#### GOAL
Skip all pictures, then copy the lines from the start of the data through the line with "const yTicks = [0, 20, 40, 60, 80, 100, 120]", keeping both ends.

#### SOURCE MATERIAL
━━━━━━━━

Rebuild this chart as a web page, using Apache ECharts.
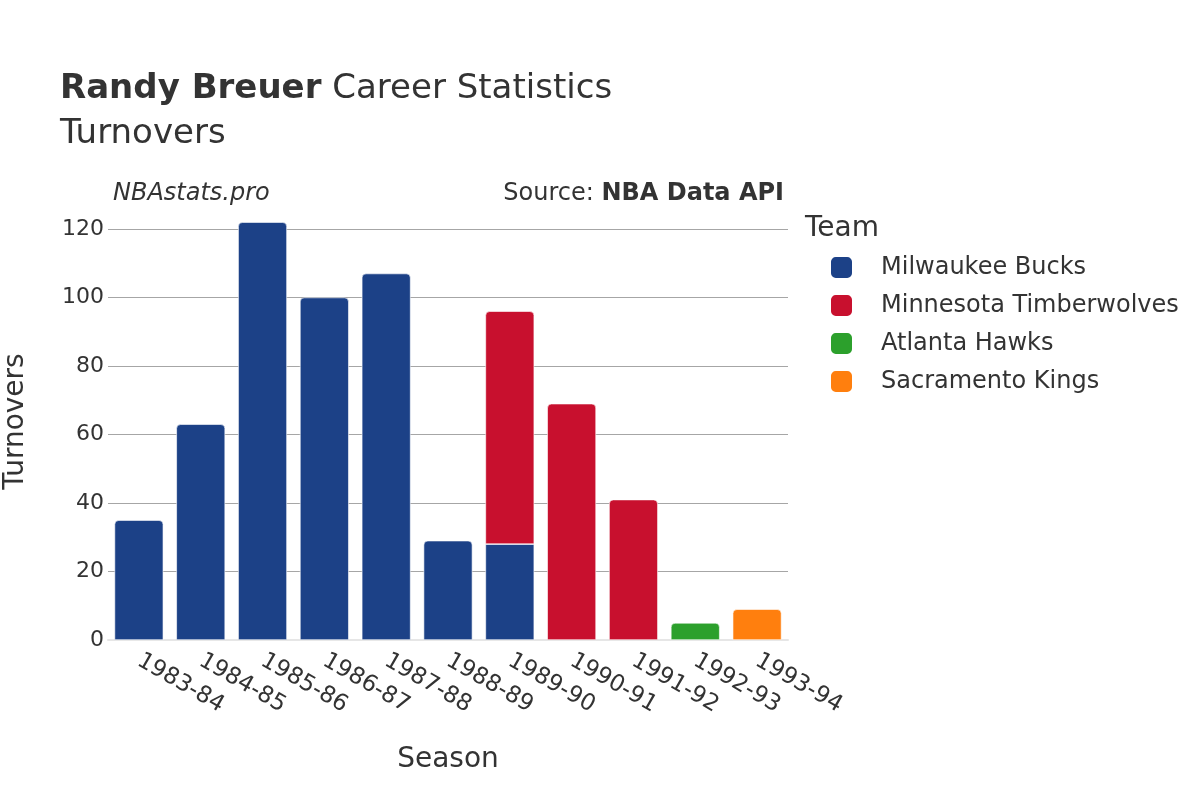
<!DOCTYPE html>
<html>
<head>
<meta charset="utf-8">
<script src="https://cdn.jsdelivr.net/npm/echarts@6/dist/echarts.min.js"></script>
<style>
  html, body { margin: 0; padding: 0; background: #fff; }
  #chart { width: 1200px; height: 800px; }
</style>
</head>
<body>
<div id="chart"></div>
<script>
// seasons on the x axis
const seasons = ['1983-84', '1984-85', '1985-86', '1986-87', '1987-88', '1988-89',
  '1989-90', '1990-91', '1991-92', '1992-93', '1993-94']
// turnovers per team, '-' where he didn't play for them
const bucks = [35, 63, 122, 100, 107, 29, 28, '-', '-', '-', '-']
const wolves = ['-', '-', '-', '-', '-', '-', 68, 69, 41, '-', '-']
const hawks = ['-', '-', '-', '-', '-', '-', '-', '-', '-', 5, '-']
const kings = ['-', '-', '-', '-', '-', '-', '-', '-', '-', '-', 9]
const yTicks = [0, 20, 40, 60, 80, 100, 120]

const teams = [
  { name: 'Milwaukee Bucks', color: '#1c4187', data: bucks },
  { name: 'Minnesota Timberwolves', color: '#c8102e', data: wolves },
  { name: 'Atlanta Hawks', color: '#2ca02c', data: hawks },
  { name: 'Sacramento Kings', color: '#ff7f0e', data: kings }
]

const font = 'DejaVu Sans'
const chart = echarts.init(document.getElementById('chart'))

// a segment only gets rounded corners if nothing is stacked on it
function isTop (teamIdx, i) {
  for (let k = teamIdx + 1; k < teams.length; k++) {
    if (teams[k].data[i] !== '-') return false
  }
  return true
}

const series = teams.map((t, idx) => ({
  name: t.name,
  type: 'bar',
  stack: 'total',
  clip: false,
  barCategoryGap: '21%',
  itemStyle: { color: t.color, borderColor: '#fff', borderWidth: 0.6 },
  data: t.data.map((v, i) => ({
    value: v,
    itemStyle: { borderRadius: isTop(idx, i) ? [4, 4, 0, 0] : 0 }
  }))
}))

chart.setOption({
  animation: false,
  textStyle: { fontFamily: font },
  title: [
    {
      left: 55,
      top: 67,
      text: '{b|Randy Breuer} {n|Career Statistics}',
      textStyle: {
        fontWeight: 'normal',
        fontSize: 34,
        rich: {
          b: { fontFamily: font, fontSize: 34, fontWeight: 'bold', color: '#333' },
          n: { fontFamily: font, fontSize: 34, fontWeight: 'normal', color: '#333' }
        }
      }
    },
    {
      left: 55,
      top: 112,
      text: 'Turnovers',
      textStyle: { fontFamily: font, fontSize: 34, fontWeight: 'normal', color: '#333' }
    },
    {
      left: 108,
      top: 177,
      text: 'NBAstats.pro',
      textStyle: { fontFamily: font, fontSize: 24, fontStyle: 'italic', fontWeight: 'normal', color: '#333' }
    },
    {
      right: 411,
      top: 177,
      text: '{n|Source: }{b|NBA Data API}',
      textStyle: {
        fontWeight: 'normal',
        fontSize: 24,
        rich: {
          n: { fontFamily: font, fontSize: 24, fontWeight: 'normal', color: '#333' },
          b: { fontFamily: font, fontSize: 24, fontWeight: 'bold', color: '#333' }
        }
      }
    },
    {
      left: 800,
      top: 210,
      text: 'Team',
      textStyle: { fontFamily: font, fontSize: 28, fontWeight: 'normal', color: '#333' }
    }
  ],
  legend: {
    orient: 'vertical',
    left: 824,
    top: 250,
    itemWidth: 23,
    itemHeight: 23,
    itemGap: 13,
    icon: 'roundRect',
    textStyle: { fontFamily: font, fontSize: 24, color: '#333', padding: [0, 0, 0, 23] },
    data: teams.map(t => t.name)
  },
  grid: { left: 108, right: 412, top: 229, bottom: 160, outerBoundsMode: 'none' },
  xAxis: {
    type: 'category',
    data: seasons,
    name: 'Season',
    nameLocation: 'middle',
    nameGap: 106,
    nameTextStyle: { fontFamily: font, fontSize: 28, color: '#333' },
    axisLine: { show: true, lineStyle: { color: '#e6e6e6', width: 2 } },
    axisTick: { show: false },
    axisLabel: {
      rotate: -30,
      fontFamily: font,
      fontSize: 23,
      color: '#333',
      margin: 19
    }
  },
  yAxis: {
    type: 'value',
    min: yTicks[0],
    max: yTicks[yTicks.length - 1],
    interval: 20,
    name: 'Turnovers',
    nameLocation: 'middle',
    nameGap: 78,
    nameTextStyle: { fontFamily: font, fontSize: 28, color: '#333', padding: [0, 0, 0, 26] },
    axisLine: { show: false },
    axisTick: { show: false },
    axisLabel: { fontFamily: font, fontSize: 22, color: '#333', margin: 4 },
    splitLine: { lineStyle: { color: '#a6a6a6', width: 1 } }
  },
  series: series
})
</script>
</body>
</html>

━━━━━━━━

#### ANSWER TO THE TASK
Rebuild this chart as a web page, using Apache ECharts.
<!DOCTYPE html>
<html>
<head>
<meta charset="utf-8">
<script src="https://cdn.jsdelivr.net/npm/echarts@6/dist/echarts.min.js"></script>
<style>
  html, body { margin: 0; padding: 0; background: #fff; }
  #chart { width: 1200px; height: 800px; }
</style>
</head>
<body>
<div id="chart"></div>
<script>
// seasons on the x axis
const seasons = ['1983-84', '1984-85', '1985-86', '1986-87', '1987-88', '1988-89',
  '1989-90', '1990-91', '1991-92', '1992-93', '1993-94']
// turnovers per team, '-' where he didn't play for them
const bucks = [35, 63, 122, 100, 107, 29, 28, '-', '-', '-', '-']
const wolves = ['-', '-', '-', '-', '-', '-', 68, 69, 41, '-', '-']
const hawks = ['-', '-', '-', '-', '-', '-', '-', '-', '-', 5, '-']
const kings = ['-', '-', '-', '-', '-', '-', '-', '-', '-', '-', 9]
const yTicks = [0, 20, 40, 60, 80, 100, 120]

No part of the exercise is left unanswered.